*What to do*.
Skip the pictures and quote all of the lines exactly.

══ Source data

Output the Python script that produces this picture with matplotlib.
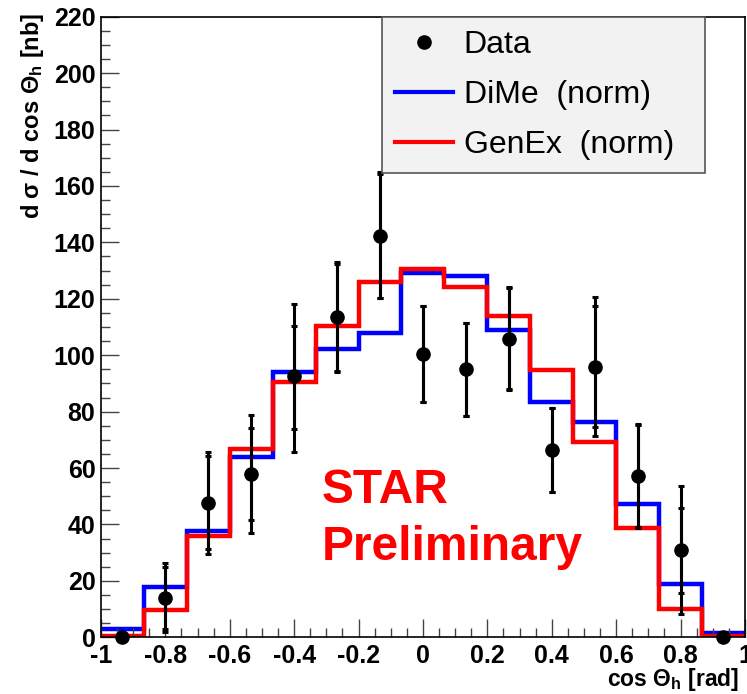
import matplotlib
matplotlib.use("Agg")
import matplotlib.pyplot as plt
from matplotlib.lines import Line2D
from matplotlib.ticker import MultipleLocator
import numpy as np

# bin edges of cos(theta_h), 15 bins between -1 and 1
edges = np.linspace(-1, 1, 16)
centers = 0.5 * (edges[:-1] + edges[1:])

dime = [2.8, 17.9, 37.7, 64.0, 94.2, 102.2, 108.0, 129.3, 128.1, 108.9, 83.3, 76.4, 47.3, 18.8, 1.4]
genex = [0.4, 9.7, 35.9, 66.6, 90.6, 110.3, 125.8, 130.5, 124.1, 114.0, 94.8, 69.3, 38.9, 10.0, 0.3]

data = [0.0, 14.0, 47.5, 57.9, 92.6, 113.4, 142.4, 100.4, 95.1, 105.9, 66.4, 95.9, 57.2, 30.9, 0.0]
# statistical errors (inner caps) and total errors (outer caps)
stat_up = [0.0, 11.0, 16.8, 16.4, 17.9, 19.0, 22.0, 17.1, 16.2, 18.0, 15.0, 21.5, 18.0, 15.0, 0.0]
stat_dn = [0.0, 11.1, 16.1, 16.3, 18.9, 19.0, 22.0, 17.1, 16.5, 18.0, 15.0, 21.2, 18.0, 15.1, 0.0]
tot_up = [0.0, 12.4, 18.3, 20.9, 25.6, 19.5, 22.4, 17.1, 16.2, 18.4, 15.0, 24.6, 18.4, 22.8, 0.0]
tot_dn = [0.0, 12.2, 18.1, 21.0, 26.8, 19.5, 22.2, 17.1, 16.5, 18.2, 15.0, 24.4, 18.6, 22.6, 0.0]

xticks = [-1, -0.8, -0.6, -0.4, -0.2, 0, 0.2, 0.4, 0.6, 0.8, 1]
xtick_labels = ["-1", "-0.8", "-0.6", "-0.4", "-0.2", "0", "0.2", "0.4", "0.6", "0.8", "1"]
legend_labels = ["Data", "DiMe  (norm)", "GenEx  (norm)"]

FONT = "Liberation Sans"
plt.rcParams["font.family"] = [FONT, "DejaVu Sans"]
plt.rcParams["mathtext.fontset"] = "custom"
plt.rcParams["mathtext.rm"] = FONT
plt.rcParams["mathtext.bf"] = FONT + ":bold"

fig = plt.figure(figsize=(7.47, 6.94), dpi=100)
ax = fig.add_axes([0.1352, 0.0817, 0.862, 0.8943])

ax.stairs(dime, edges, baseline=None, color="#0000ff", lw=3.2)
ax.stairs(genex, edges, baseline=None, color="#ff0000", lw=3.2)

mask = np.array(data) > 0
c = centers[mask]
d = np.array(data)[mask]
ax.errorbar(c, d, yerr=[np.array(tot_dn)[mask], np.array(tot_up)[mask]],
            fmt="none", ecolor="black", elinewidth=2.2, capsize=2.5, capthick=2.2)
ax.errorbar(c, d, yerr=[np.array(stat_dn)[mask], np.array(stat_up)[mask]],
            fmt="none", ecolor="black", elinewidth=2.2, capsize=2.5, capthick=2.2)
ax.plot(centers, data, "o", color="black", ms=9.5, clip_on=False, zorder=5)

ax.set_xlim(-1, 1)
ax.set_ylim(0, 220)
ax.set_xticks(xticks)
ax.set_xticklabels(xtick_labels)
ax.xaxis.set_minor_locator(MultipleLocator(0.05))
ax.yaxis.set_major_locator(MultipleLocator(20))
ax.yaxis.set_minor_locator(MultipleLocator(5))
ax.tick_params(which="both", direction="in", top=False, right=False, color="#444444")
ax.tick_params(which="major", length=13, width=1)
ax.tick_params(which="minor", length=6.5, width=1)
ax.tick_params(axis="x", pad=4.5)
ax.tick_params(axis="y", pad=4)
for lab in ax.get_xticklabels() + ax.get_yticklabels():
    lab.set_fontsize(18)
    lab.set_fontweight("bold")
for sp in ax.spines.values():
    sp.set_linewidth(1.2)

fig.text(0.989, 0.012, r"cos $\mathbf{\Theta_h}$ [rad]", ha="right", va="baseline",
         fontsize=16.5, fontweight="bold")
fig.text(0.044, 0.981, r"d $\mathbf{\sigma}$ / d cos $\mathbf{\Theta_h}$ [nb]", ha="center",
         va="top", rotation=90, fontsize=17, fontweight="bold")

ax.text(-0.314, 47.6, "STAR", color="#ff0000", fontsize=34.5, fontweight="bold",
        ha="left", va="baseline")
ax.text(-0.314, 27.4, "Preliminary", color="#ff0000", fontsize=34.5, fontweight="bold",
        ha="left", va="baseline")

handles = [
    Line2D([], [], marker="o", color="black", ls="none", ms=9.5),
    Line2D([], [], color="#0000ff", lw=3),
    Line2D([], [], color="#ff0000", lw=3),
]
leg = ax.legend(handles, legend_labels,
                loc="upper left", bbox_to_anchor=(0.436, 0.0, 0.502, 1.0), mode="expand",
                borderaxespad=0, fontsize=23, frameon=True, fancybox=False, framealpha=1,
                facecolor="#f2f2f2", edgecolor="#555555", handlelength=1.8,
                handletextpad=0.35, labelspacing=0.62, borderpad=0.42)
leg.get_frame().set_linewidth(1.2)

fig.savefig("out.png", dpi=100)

════

*Full response*.
Output the Python script that produces this picture with matplotlib.
import matplotlib
matplotlib.use("Agg")
import matplotlib.pyplot as plt
from matplotlib.lines import Line2D
from matplotlib.ticker import MultipleLocator
import numpy as np

# bin edges of cos(theta_h), 15 bins between -1 and 1
edges = np.linspace(-1, 1, 16)
centers = 0.5 * (edges[:-1] + edges[1:])

dime = [2.8, 17.9, 37.7, 64.0, 94.2, 102.2, 108.0, 129.3, 128.1, 108.9, 83.3, 76.4, 47.3, 18.8, 1.4]
genex = [0.4, 9.7, 35.9, 66.6, 90.6, 110.3, 125.8, 130.5, 124.1, 114.0, 94.8, 69.3, 38.9, 10.0, 0.3]

data = [0.0, 14.0, 47.5, 57.9, 92.6, 113.4, 142.4, 100.4, 95.1, 105.9, 66.4, 95.9, 57.2, 30.9, 0.0]
# statistical errors (inner caps) and total errors (outer caps)
stat_up = [0.0, 11.0, 16.8, 16.4, 17.9, 19.0, 22.0, 17.1, 16.2, 18.0, 15.0, 21.5, 18.0, 15.0, 0.0]
stat_dn = [0.0, 11.1, 16.1, 16.3, 18.9, 19.0, 22.0, 17.1, 16.5, 18.0, 15.0, 21.2, 18.0, 15.1, 0.0]
tot_up = [0.0, 12.4, 18.3, 20.9, 25.6, 19.5, 22.4, 17.1, 16.2, 18.4, 15.0, 24.6, 18.4, 22.8, 0.0]
tot_dn = [0.0, 12.2, 18.1, 21.0, 26.8, 19.5, 22.2, 17.1, 16.5, 18.2, 15.0, 24.4, 18.6, 22.6, 0.0]

xticks = [-1, -0.8, -0.6, -0.4, -0.2, 0, 0.2, 0.4, 0.6, 0.8, 1]
xtick_labels = ["-1", "-0.8", "-0.6", "-0.4", "-0.2", "0", "0.2", "0.4", "0.6", "0.8", "1"]
legend_labels = ["Data", "DiMe  (norm)", "GenEx  (norm)"]

FONT = "Liberation Sans"
plt.rcParams["font.family"] = [FONT, "DejaVu Sans"]
plt.rcParams["mathtext.fontset"] = "custom"
plt.rcParams["mathtext.rm"] = FONT
plt.rcParams["mathtext.bf"] = FONT + ":bold"

fig = plt.figure(figsize=(7.47, 6.94), dpi=100)
ax = fig.add_axes([0.1352, 0.0817, 0.862, 0.8943])

ax.stairs(dime, edges, baseline=None, color="#0000ff", lw=3.2)
ax.stairs(genex, edges, baseline=None, color="#ff0000", lw=3.2)

mask = np.array(data) > 0
c = centers[mask]
d = np.array(data)[mask]
ax.errorbar(c, d, yerr=[np.array(tot_dn)[mask], np.array(tot_up)[mask]],
            fmt="none", ecolor="black", elinewidth=2.2, capsize=2.5, capthick=2.2)
ax.errorbar(c, d, yerr=[np.array(stat_dn)[mask], np.array(stat_up)[mask]],
            fmt="none", ecolor="black", elinewidth=2.2, capsize=2.5, capthick=2.2)
ax.plot(centers, data, "o", color="black", ms=9.5, clip_on=False, zorder=5)

ax.set_xlim(-1, 1)
ax.set_ylim(0, 220)
ax.set_xticks(xticks)
ax.set_xticklabels(xtick_labels)
ax.xaxis.set_minor_locator(MultipleLocator(0.05))
ax.yaxis.set_major_locator(MultipleLocator(20))
ax.yaxis.set_minor_locator(MultipleLocator(5))
ax.tick_params(which="both", direction="in", top=False, right=False, color="#444444")
ax.tick_params(which="major", length=13, width=1)
ax.tick_params(which="minor", length=6.5, width=1)
ax.tick_params(axis="x", pad=4.5)
ax.tick_params(axis="y", pad=4)
for lab in ax.get_xticklabels() + ax.get_yticklabels():
    lab.set_fontsize(18)
    lab.set_fontweight("bold")
for sp in ax.spines.values():
    sp.set_linewidth(1.2)

fig.text(0.989, 0.012, r"cos $\mathbf{\Theta_h}$ [rad]", ha="right", va="baseline",
         fontsize=16.5, fontweight="bold")
fig.text(0.044, 0.981, r"d $\mathbf{\sigma}$ / d cos $\mathbf{\Theta_h}$ [nb]", ha="center",
         va="top", rotation=90, fontsize=17, fontweight="bold")

ax.text(-0.314, 47.6, "STAR", color="#ff0000", fontsize=34.5, fontweight="bold",
        ha="left", va="baseline")
ax.text(-0.314, 27.4, "Preliminary", color="#ff0000", fontsize=34.5, fontweight="bold",
        ha="left", va="baseline")

handles = [
    Line2D([], [], marker="o", color="black", ls="none", ms=9.5),
    Line2D([], [], color="#0000ff", lw=3),
    Line2D([], [], color="#ff0000", lw=3),
]
leg = ax.legend(handles, legend_labels,
                loc="upper left", bbox_to_anchor=(0.436, 0.0, 0.502, 1.0), mode="expand",
                borderaxespad=0, fontsize=23, frameon=True, fancybox=False, framealpha=1,
                facecolor="#f2f2f2", edgecolor="#555555", handlelength=1.8,
                handletextpad=0.35, labelspacing=0.62, borderpad=0.42)
leg.get_frame().set_linewidth(1.2)

fig.savefig("out.png", dpi=100)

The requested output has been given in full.